P.S. Minha professora ao 1o. ano ligou-me ontem a noite, "emocionada".

Ivan Arruda disse...

Natalino, há 35 nesta universidade, apesar das minhas incomensuráveis limitações, pude observar que os doutores existem independentemente dos títulos. Antes mesmo de concluírem o seu doutorado. Vejo você como uma dessas pessoas. Conhecimento é algo que se adquire, sabedoria é algo que se cultiva.
Relembrar com carinho e admiração dos seus primeiros professores e expressar isso é emocionante para qualquer um. Pena que a burocracia e as coisas consumam o nosso tempo e nos prive de contatos mais profícuos e ações mais edificantes.
Um forte abraço
Ivan

Anônimo disse...

Ivan! Quando assumimos o risco de escrever sobre esse tema tomando como base a maneira com que fomos educado (e não fomos exceção; era a regra!), incluímos nele, indiretamente, os aspectos da "gratidão". Razão de termos agradecido as professoras da nossa escola "primária". Penso que, se resgatassemos o tripé da educação informal: "com licença, por favor, obrigado", não seria necesário utilizarmos d'outras: "me desculpe, ou me perdoe!". Abs. (obrigado mais uma vez).
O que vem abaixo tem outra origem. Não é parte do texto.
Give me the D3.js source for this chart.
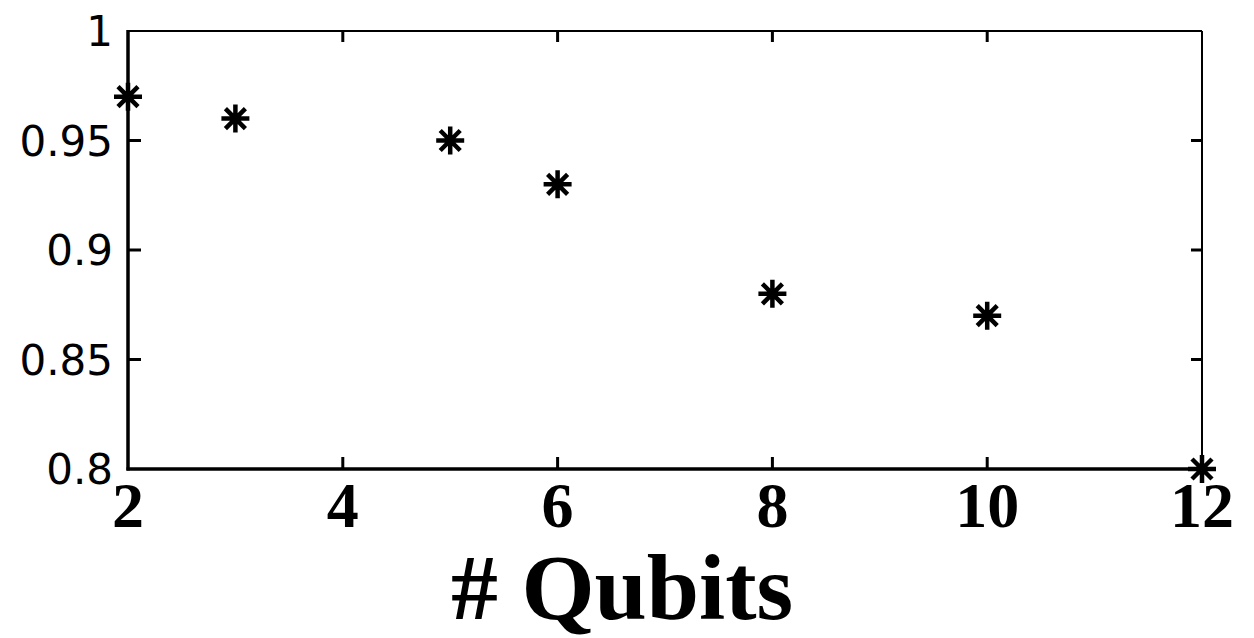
<!DOCTYPE html>
<html>
<head>
<meta charset="utf-8">
<script src="https://cdn.jsdelivr.net/npm/d3@7"></script>
<style>
  body { margin: 0; background: #fff; }
</style>
</head>
<body>
<svg id="chart" width="1254" height="638"></svg>
<script>
const qubits = [2, 3, 5, 6, 8, 10, 12]
const fidelity = [0.97, 0.96, 0.95, 0.93, 0.88, 0.87, 0.80]
const xTicks = [2, 4, 6, 8, 10, 12]
const yTicks = [0.8, 0.85, 0.9, 0.95, 1]
const yTickLabels = ['0.8', '0.85', '0.9', '0.95', '1']

const svg = d3.select('#chart')
const plotL = 128, plotR = 1202, plotT = 31, plotB = 469

const x = d3.scaleLinear().domain([2, 12]).range([plotL, plotR])
const y = d3.scaleLinear().domain([0.8, 1]).range([plotB, plotT])

// frame: left/bottom heavier than top/right
svg.append('line').attr('x1', plotL).attr('x2', plotR).attr('y1', plotT).attr('y2', plotT)
  .attr('stroke', '#000').attr('stroke-width', 2)
svg.append('line').attr('x1', plotR).attr('x2', plotR).attr('y1', plotT).attr('y2', plotB)
  .attr('stroke', '#000').attr('stroke-width', 2)
svg.append('line').attr('x1', plotL).attr('x2', plotL).attr('y1', plotT - 1).attr('y2', plotB + 1.5)
  .attr('stroke', '#000').attr('stroke-width', 3.5)
svg.append('line').attr('x1', plotL - 1.5).attr('x2', plotR).attr('y1', plotB).attr('y2', plotB)
  .attr('stroke', '#000').attr('stroke-width', 3.5)

// inward ticks
const innerX = xTicks.filter(d => d > 2 && d < 12)
const innerY = yTicks.filter(d => d > 0.8 && d < 1)
const tk = svg.append('g').attr('stroke', '#000').attr('stroke-width', 3)
innerX.forEach(d => {
  tk.append('line').attr('x1', x(d)).attr('x2', x(d)).attr('y1', plotB).attr('y2', plotB - 12)
  tk.append('line').attr('x1', x(d)).attr('x2', x(d)).attr('y1', plotT).attr('y2', plotT + 11)
})
innerY.forEach(d => {
  tk.append('line').attr('x1', plotL).attr('x2', plotL + 13).attr('y1', y(d)).attr('y2', y(d))
  tk.append('line').attr('x1', plotR).attr('x2', plotR - 11).attr('y1', y(d)).attr('y2', y(d))
})

// y tick labels
svg.append('g').selectAll('text')
  .data(yTicks)
  .join('text')
  .attr('x', 113)
  .attr('y', d => y(d))
  .attr('dy', '0.36em')
  .attr('text-anchor', 'end')
  .attr('font-family', 'DejaVu Sans, sans-serif')
  .attr('font-size', 42)
  .text((d, i) => yTickLabels[i])

// x tick labels
svg.append('g').selectAll('text')
  .data(xTicks)
  .join('text')
  .attr('x', d => x(d))
  .attr('y', 527)
  .attr('text-anchor', 'middle')
  .attr('font-family', 'Liberation Serif, Times New Roman, serif')
  .attr('font-weight', 'bold')
  .attr('font-size', 64)
  .text(d => d)

// x axis title
svg.append('text')
  .attr('x', 622)
  .attr('y', 619)
  .attr('text-anchor', 'middle')
  .attr('font-family', 'Liberation Serif, Times New Roman, serif')
  .attr('font-weight', 'bold')
  .attr('font-size', 94)
  .text('# Qubits')

// asterisk markers
const star = 'M0,-14V14M-14,0H14M-10,-10L10,10M-10,10L10,-10'
svg.append('g').selectAll('path')
  .data(qubits.map((q, i) => [q, fidelity[i]]))
  .join('path')
  .attr('transform', d => 'translate(' + x(d[0]) + ',' + y(d[1]) + ')')
  .attr('d', star)
  .attr('stroke', '#000')
  .attr('stroke-width', 4.5)
  .attr('fill', 'none')
</script>
</body>
</html>
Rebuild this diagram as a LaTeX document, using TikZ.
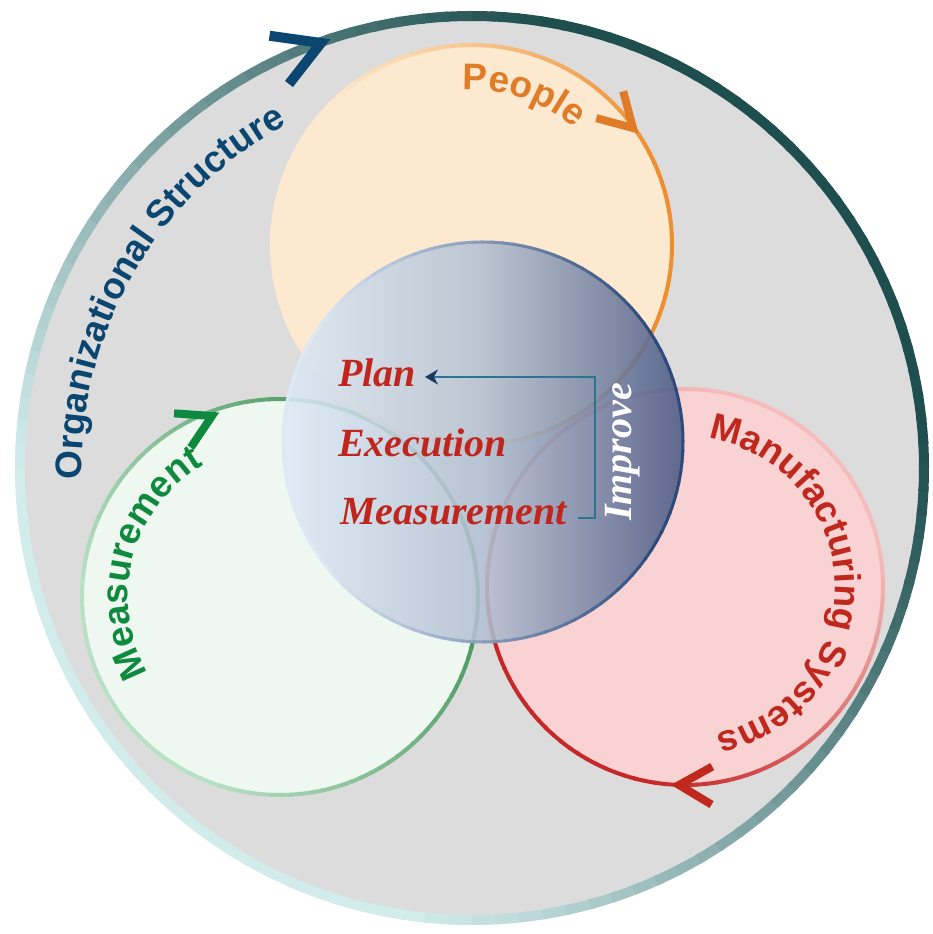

Medeiros.

Anônimo disse...

Ivan! Quando assumimos o risco de escrever sobre esse tema tomando como base a maneira com que fomos educado (e não fomos exceção; era a regra!), incluímos nele, indiretamente, os aspectos da "gratidão". Razão de termos agradecido as professoras da nossa escola "primária". Penso que, se resgatassemos o tripé da educação informal: "com licença, por favor, obrigado", não seria necesário utilizarmos d'outras: "me desculpe, ou me perdoe!". Abs. (obrigado mais uma vez). Medeiros.